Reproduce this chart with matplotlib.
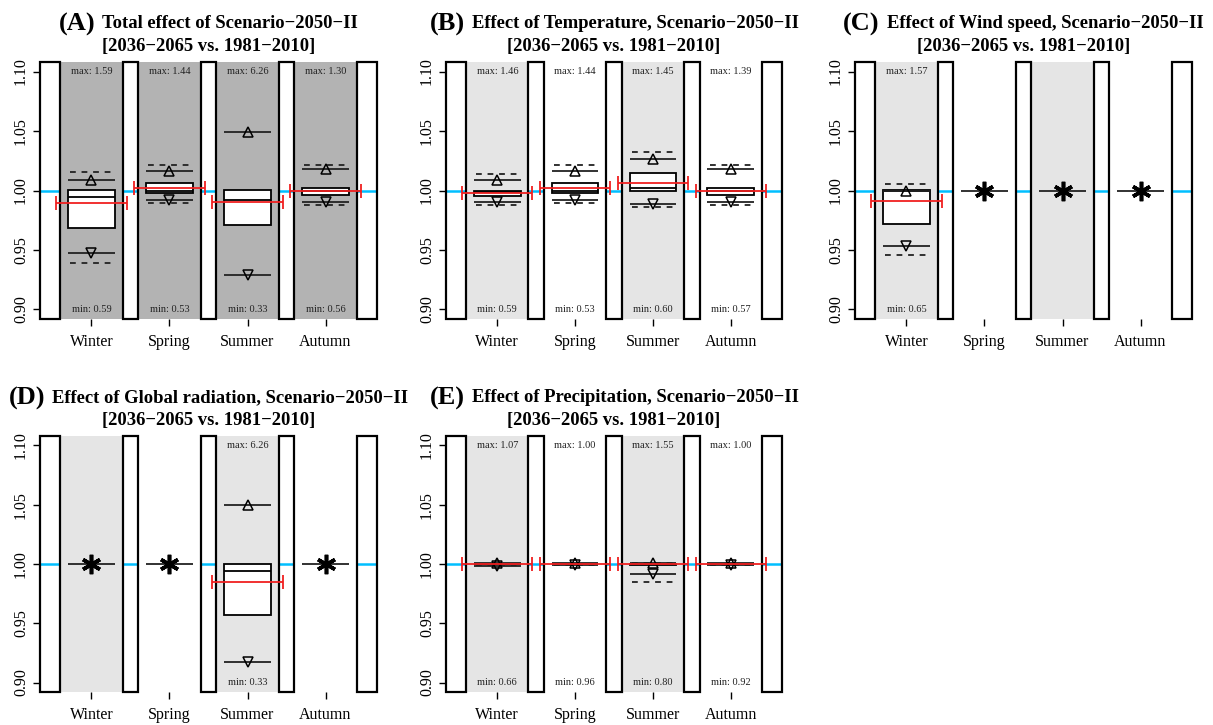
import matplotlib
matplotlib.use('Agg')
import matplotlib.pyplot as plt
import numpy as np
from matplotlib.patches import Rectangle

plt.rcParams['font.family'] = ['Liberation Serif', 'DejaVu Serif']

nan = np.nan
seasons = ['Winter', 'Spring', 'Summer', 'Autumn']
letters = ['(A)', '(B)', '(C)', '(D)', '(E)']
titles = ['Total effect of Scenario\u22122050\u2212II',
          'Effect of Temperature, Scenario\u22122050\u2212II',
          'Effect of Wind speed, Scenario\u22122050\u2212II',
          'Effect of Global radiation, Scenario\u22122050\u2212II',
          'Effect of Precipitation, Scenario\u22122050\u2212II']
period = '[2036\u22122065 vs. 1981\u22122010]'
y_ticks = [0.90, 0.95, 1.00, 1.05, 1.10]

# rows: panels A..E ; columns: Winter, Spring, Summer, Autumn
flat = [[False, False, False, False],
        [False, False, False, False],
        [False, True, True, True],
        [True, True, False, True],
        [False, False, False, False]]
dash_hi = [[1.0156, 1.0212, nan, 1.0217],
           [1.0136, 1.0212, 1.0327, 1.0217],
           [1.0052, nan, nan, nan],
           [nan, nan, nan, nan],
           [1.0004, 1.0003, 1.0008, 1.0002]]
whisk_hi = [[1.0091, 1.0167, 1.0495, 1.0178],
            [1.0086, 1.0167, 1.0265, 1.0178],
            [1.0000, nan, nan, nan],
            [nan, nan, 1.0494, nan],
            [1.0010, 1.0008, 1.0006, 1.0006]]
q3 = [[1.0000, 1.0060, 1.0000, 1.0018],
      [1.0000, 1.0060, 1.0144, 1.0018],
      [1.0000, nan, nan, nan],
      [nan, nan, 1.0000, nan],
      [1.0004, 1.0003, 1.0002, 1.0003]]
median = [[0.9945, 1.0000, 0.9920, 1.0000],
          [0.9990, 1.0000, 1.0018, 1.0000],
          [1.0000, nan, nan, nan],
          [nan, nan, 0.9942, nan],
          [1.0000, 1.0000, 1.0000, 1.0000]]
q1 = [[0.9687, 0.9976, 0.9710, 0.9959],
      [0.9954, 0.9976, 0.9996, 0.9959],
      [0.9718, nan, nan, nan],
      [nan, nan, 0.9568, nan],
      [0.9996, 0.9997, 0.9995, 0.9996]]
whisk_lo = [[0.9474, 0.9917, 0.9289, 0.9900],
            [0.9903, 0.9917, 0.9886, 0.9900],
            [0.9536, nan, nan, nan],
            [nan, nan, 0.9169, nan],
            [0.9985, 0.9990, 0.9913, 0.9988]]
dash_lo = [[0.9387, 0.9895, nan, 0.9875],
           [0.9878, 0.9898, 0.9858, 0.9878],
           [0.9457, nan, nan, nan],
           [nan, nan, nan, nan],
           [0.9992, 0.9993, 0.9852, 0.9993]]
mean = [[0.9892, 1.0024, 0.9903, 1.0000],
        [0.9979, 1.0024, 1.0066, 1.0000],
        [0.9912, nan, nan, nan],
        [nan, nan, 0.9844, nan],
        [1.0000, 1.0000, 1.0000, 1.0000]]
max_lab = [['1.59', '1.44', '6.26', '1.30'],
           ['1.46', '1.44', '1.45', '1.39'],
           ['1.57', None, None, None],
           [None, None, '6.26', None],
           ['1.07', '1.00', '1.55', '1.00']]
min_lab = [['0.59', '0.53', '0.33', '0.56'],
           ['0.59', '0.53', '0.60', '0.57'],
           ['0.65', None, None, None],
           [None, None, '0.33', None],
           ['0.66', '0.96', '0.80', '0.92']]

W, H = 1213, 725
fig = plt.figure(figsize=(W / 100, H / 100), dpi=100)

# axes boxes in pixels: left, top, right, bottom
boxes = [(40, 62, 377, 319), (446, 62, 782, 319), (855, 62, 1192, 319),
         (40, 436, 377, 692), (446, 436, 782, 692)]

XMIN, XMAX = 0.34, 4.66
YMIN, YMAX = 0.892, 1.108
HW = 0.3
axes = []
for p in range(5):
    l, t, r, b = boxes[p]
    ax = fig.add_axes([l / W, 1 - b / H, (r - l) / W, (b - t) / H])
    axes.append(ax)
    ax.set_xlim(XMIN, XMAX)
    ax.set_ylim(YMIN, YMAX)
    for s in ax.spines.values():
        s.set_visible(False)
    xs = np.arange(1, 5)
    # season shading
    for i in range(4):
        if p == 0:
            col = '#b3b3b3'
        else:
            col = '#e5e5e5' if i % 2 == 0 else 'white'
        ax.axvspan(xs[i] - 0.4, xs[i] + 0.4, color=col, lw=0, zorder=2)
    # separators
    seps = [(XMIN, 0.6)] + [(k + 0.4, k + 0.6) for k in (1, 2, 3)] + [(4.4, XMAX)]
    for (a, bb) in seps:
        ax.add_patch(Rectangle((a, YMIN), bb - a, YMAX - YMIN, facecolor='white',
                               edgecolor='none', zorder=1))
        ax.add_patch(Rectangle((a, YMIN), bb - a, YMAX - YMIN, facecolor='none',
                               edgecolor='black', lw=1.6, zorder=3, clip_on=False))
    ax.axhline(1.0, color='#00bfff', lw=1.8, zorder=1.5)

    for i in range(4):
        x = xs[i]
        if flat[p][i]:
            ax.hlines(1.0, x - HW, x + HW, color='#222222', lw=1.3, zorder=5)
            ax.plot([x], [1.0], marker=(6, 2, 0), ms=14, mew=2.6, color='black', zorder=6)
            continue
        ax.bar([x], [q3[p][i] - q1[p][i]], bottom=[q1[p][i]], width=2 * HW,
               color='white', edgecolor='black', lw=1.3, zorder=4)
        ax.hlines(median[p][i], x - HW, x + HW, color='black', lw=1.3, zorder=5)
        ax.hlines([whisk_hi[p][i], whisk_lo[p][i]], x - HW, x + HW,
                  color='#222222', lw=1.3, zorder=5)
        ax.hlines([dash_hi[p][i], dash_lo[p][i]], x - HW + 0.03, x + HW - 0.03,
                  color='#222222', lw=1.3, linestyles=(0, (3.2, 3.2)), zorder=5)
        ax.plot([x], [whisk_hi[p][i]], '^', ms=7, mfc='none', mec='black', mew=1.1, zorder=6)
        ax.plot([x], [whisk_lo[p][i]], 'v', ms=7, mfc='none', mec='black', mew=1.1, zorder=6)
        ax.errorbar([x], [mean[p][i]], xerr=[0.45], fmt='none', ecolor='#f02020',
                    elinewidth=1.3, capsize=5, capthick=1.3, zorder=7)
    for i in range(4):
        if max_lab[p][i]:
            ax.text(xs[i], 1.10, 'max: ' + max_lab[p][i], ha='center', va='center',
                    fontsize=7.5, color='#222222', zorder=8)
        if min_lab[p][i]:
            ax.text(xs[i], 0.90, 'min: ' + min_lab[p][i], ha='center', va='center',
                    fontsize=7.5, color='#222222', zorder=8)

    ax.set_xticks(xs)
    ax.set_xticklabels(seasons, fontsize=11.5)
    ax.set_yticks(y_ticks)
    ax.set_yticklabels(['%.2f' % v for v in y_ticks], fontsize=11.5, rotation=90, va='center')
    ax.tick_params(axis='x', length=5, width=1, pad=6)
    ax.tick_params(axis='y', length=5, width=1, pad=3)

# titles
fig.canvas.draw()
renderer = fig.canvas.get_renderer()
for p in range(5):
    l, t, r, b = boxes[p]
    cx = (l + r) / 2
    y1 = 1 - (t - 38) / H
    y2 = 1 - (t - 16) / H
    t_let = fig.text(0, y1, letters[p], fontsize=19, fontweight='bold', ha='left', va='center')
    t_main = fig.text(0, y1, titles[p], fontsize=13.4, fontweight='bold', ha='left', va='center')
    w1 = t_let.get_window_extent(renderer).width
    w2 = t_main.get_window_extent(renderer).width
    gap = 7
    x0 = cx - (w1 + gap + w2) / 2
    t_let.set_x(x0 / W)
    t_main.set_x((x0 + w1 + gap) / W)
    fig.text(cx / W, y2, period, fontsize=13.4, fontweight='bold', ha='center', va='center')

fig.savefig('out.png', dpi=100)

# [Your objective]
Pictures stay out. Repeat only the lines from the beginning of the data through the line that has "y_ticks = [0.90, 0.95, 1.00, 1.05, 1.10]".

# [Task response]
Reproduce this chart with matplotlib.
import matplotlib
matplotlib.use('Agg')
import matplotlib.pyplot as plt
import numpy as np
from matplotlib.patches import Rectangle

plt.rcParams['font.family'] = ['Liberation Serif', 'DejaVu Serif']

nan = np.nan
seasons = ['Winter', 'Spring', 'Summer', 'Autumn']
letters = ['(A)', '(B)', '(C)', '(D)', '(E)']
titles = ['Total effect of Scenario\u22122050\u2212II',
          'Effect of Temperature, Scenario\u22122050\u2212II',
          'Effect of Wind speed, Scenario\u22122050\u2212II',
          'Effect of Global radiation, Scenario\u22122050\u2212II',
          'Effect of Precipitation, Scenario\u22122050\u2212II']
period = '[2036\u22122065 vs. 1981\u22122010]'
y_ticks = [0.90, 0.95, 1.00, 1.05, 1.10]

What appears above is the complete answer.